A Blog by Jonathan Low

 

Mar 28, 2024

Kremlin Forced To Increase Gas Imports Due To Ukraine Russian Refinery Attacks

The Ukrainian attacks on Russian oil refineries are having an increasingly significant impact on Russian gasoline supplies, turning the traditionally oil exporter into a net importer. 

The economic implications of this are potentially disastrous for Russia, given it's dependence on oil revenue as a generator of foreign exchange, JL  

Reuters reports:

Russia has increased gasoline imports from neighboring Belarus in March to tackle the risk of shortages in its domestic market because of unscheduled repairs at Russian refineries after drone attacks. Usually Russia is a net exporter of fuel and a supplier to international markets, but the disruption of Russian refining has forced oil companies to import. Already Russia banned gasoline exports from March 1 to try to secure enough fuel for its domestic market after repeated Ukrainian drone attacks on Russian refineries since the start of the year.

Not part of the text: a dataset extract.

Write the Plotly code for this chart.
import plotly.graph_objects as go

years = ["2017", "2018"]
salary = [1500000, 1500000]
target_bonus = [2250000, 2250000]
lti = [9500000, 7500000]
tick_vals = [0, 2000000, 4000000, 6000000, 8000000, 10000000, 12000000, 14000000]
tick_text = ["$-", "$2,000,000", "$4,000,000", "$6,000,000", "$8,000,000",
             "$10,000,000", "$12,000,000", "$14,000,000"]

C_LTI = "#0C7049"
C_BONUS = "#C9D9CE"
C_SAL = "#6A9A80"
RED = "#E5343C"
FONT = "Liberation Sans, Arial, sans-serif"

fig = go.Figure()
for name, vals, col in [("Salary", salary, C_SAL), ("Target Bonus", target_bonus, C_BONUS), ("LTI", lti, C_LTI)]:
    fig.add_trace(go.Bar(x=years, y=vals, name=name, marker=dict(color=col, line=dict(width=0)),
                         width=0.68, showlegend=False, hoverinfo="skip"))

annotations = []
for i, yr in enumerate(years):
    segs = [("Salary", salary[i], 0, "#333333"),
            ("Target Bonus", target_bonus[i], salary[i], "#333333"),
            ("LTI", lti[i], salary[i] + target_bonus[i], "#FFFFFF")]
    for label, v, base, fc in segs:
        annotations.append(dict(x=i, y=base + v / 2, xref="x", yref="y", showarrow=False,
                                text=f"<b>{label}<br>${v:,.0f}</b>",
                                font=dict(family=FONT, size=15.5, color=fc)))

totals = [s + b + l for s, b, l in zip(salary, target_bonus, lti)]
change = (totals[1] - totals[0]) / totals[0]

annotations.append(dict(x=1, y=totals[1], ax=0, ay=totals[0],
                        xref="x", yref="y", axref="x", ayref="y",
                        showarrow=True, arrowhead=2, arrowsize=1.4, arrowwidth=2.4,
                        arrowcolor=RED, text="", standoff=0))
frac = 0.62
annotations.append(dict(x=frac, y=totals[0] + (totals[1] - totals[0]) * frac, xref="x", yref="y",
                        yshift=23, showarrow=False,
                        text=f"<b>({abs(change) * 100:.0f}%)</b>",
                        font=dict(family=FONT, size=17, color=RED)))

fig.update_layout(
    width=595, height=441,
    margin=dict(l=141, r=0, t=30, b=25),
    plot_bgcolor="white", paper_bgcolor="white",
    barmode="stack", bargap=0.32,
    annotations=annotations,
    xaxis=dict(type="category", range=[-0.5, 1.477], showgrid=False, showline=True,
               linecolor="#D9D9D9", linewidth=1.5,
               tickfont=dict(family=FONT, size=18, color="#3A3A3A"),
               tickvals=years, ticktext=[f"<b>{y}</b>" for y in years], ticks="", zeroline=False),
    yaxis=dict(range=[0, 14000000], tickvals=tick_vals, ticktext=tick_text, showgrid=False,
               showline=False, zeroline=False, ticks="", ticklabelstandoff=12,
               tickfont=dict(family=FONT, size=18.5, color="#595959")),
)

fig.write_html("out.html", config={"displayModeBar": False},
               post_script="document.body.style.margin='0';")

Russia has increased gasoline imports from neighbouring Belarus in March to tackle the risk of shortages in its domestic market because of unscheduled repairs at Russian refineries after drone attacks, four industry and trade sources said on Wednesday.
Usually Russia is a net exporter of fuel and a supplier to international markets, but the disruption of Russian refining has forced oil companies to import.

 

Already Russia banned gasoline exports from March 1 to try to secure enough fuel for its domestic market after repeated Ukrainian drone attacks on Russian refineries since the start of the year.
Russia normally imports very little fuel from Belarus, although it turned to it last August-to-October, when it faced fuel shortages that led to a rapid rise in gasoline prices and prompted another oil product export ban.

 

This year, Russia has again increased gasoline imports from Belarus, and in the first half of March they reached almost 3,000 metric tons, Reuters sources familiar with the statistics said.
In February, Russia imported 590 tons, while in January, there were no shipments from Belarus.
Two industry sources, who requested anonymity because they were not authorised to speak publicly, said discussions on further imports were taking place between governments and oil companies.
One of them said the talks were difficult as Belarus prioritises exports of its fuel to international markets.
How much will be required by Russia will depend on the timing of refinery repairs, another of the sources said.
Russian oil companies can increase oil supplies to Belarusian refineries in return for extra petroleum products for supply to Russia, the industry sources said.
Belarus generally exports its oil products via Russian Baltic ports to international markets under long-term transit agreements between the states.
Belarus has two oil refineries - the Naftan oil refinery in Novopolotsk and the Mozyr oil refinery.
Each has a capacity of 12 million tons per year (some 240,000 barrels per day), but they typically run at lower capacity, each refining about 9 million tons per year (some 180,000 barrels per day).
It is unclear how much Belarus can increase production and industry sources have said there are technical bottlenecks.
Russia's Energy ministry and Belarus's state oil company Belneftekhim, which operates both of the republic's refineries, did not answer requests for comment.
Neither did Russia's Rosneft, Lukoil, Tatneft and Gazpromneft, all major oil suppliers to Belarus and operators of gas stations in the republic.
The refineries in Belarus use mostly Russian oil as a feedstock, while Russian oil companies, which have Belarusian subsidiaries, also buy gasoline from the refineries to supply their Belarusian fuel stations.